That storm garnered so little attention because of where it hit. Typhoon Yutu laid waste to Saipan and Tinian in the Northern Mariana Islands, in the western Pacific Ocean. These islands are part of the United States, and people born there are US citizens – but few on the mainland seemed aware of that. “I’m afraid most Americans don’t know that we have overseas territories,” commented Phil Klotzbach, a hurricane expert at Colorado State University.

A US coastguard with a machine gun during the Second World War, US forces took Saipan and the rest of the archipelago from June 1944
A US coastguard with a machine gun wears a kimono and totes a parasol during the Second World War. US forces took Saipan and the rest of the archipelago from June 1944; inhabitants subsequently voted for integration with the US. (Image by FPG/Getty Images)

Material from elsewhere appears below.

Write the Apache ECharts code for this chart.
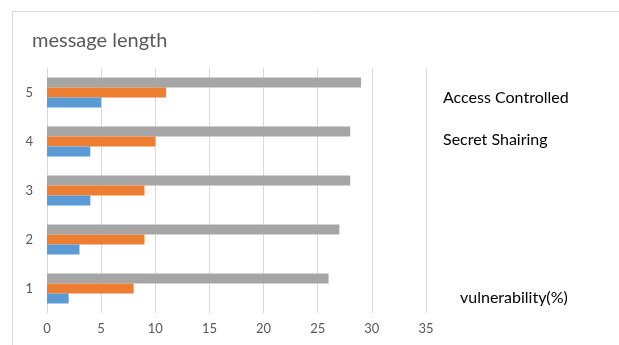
<!DOCTYPE html>
<html>
<head>
<meta charset="utf-8">
<script src="https://cdn.jsdelivr.net/npm/echarts@6/dist/echarts.min.js"></script>
<style>
  html, body { margin: 0; padding: 0; background: #fff; }
  #chart { width: 619px; height: 345px; }
</style>
</head>
<body>
<div id="chart"></div>
<script>
var categories = ['1', '2', '3', '4', '5'];
var vulnerability = [2, 3, 4, 4, 5];
var secretShairing = [8, 9, 9, 10, 11];
var accessControlled = [26, 27, 28, 28, 29];
var xTicks = [0, 5, 10, 15, 20, 25, 30, 35];

var myChart = echarts.init(document.getElementById('chart'));
var labelFont = 'Lato, "Open Sans", sans-serif';

option = {
    animation: false,
    title: {
        text: 'message length',
        left: 27,
        top: 26,
        textStyle: { fontFamily: labelFont, fontSize: 20, fontWeight: 'normal', color: '#595959' }
    },
    grid: { left: 47, right: 193, top: 68, bottom: 32 },
    xAxis: {
        type: 'value',
        min: xTicks[0],
        max: xTicks[xTicks.length - 1],
        interval: 5,
        axisLine: { show: false },
        axisTick: { show: false },
        splitLine: { show: true, lineStyle: { color: '#d9d9d9', width: 1 } },
        axisLabel: { color: '#595959', fontFamily: labelFont, fontSize: 13, margin: 9 }
    },
    yAxis: {
        type: 'category',
        data: categories,
        axisLine: { show: false },
        axisTick: { show: false },
        axisLabel: { color: '#595959', fontFamily: labelFont, fontSize: 13, margin: 14 }
    },
    // first series is drawn on top of each group
    series: [
        { name: 'Access Controlled', type: 'bar', data: accessControlled, barWidth: 10, barGap: '0%', itemStyle: { color: '#a5a5a5' } },
        { name: 'Secret Shairing', type: 'bar', data: secretShairing, barWidth: 10, barGap: '0%', itemStyle: { color: '#ed7d31' } },
        { name: 'vulnerability(%)', type: 'bar', data: vulnerability, barWidth: 10, barGap: '0%', itemStyle: { color: '#5b9bd5' } }
    ],
    graphic: [
        // chart frame
        { type: 'line', shape: { x1: 12, y1: 11.5, x2: 619, y2: 11.5 }, style: { stroke: '#d9d9d9', lineWidth: 1 } },
        { type: 'line', shape: { x1: 12.5, y1: 11, x2: 12.5, y2: 345 }, style: { stroke: '#d9d9d9', lineWidth: 1 } },
        // legend-like text boxes
        { type: 'text', left: 443, top: 90, style: { text: 'Access Controlled', fontFamily: labelFont, fontSize: 16, fill: '#000' } },
        { type: 'text', left: 443, top: 132, style: { text: 'Secret Shairing', fontFamily: labelFont, fontSize: 16, fill: '#000' } },
        { type: 'text', left: 460, top: 290, style: { text: 'vulnerability(%)', fontFamily: labelFont, fontSize: 16, fill: '#000' } }
    ]
};

myChart.setOption(option, true);
</script>
</body>
</html>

Weather, like war, has a way of teaching geography lessons. In fact, the US has a number of overseas territories, including Puerto Rico, Guam and American Samoa, and has had more in the past. On the eve of its entry into the Second World War, the US empire – which also included the populous Philippines as well as the territories of Hawai‘i and Alaska, nearly two decades before those latter two became states in 1959 – had some 19 million colonial subjects. At that time, if you lived in the US (the whole country, not just the part on the North American continent), you were more likely to be colonised than you were to be an immigrant – indeed, there were more colonial subjects than African-Americans.

Historians today are wrestling with these facts. Increasingly, they are telling the history of the US as the history of an empire.

Whatever the country named the United States was, it wasn’t a union, it wasn’t a republic, and it wasn’t limited to states

That history starts from day one of the nation. “The Name of this Confederacy shall be the ‘United States of America’,” read John Dickinson’s draft of the Articles of Confederation in 1776, capturing the heady rush of political possibility in those early days. The country would be a union rather than an empire, composed of states rather than of a motherland and colonies.

Except that the name wasn’t accurate. By the time Britain ratified the Treaty of Paris in 1784, which granted sovereignty to the new country, it wasn’t a union of states. The government had taken its westernmost lands from such states as Virginia and Massachusetts and placed them under federal supervision. Thus, the United States of America was a collection of states and federal territories – and it has been that way ever since.

For the first seven decades or so of US history, those territories neighboured the states and were expected to join them. But just three years after completing its final western annexation in 1854 – gaining a sliver of Mexico known as the Gadsden Purchase – the United States embarked on a new phase of expansion overseas. It started by claiming dozens of uninhabited islands in the Caribbean and Pacific, sources of guano, essential fertiliser for nitrogen-parched farms. A deal with Russia yielded Alaska. A pivotal war with Spain in 1898 brought the Philippines, Puerto Rico and Guam into the country, and the non-Spanish lands of Hawai‘i and American Samoa were annexed at around the same time. By 1900, the overseas territories encompassed an area nearly as large as the entire US at its founding, and held a population numbering more than twice as many as that living in the original land area.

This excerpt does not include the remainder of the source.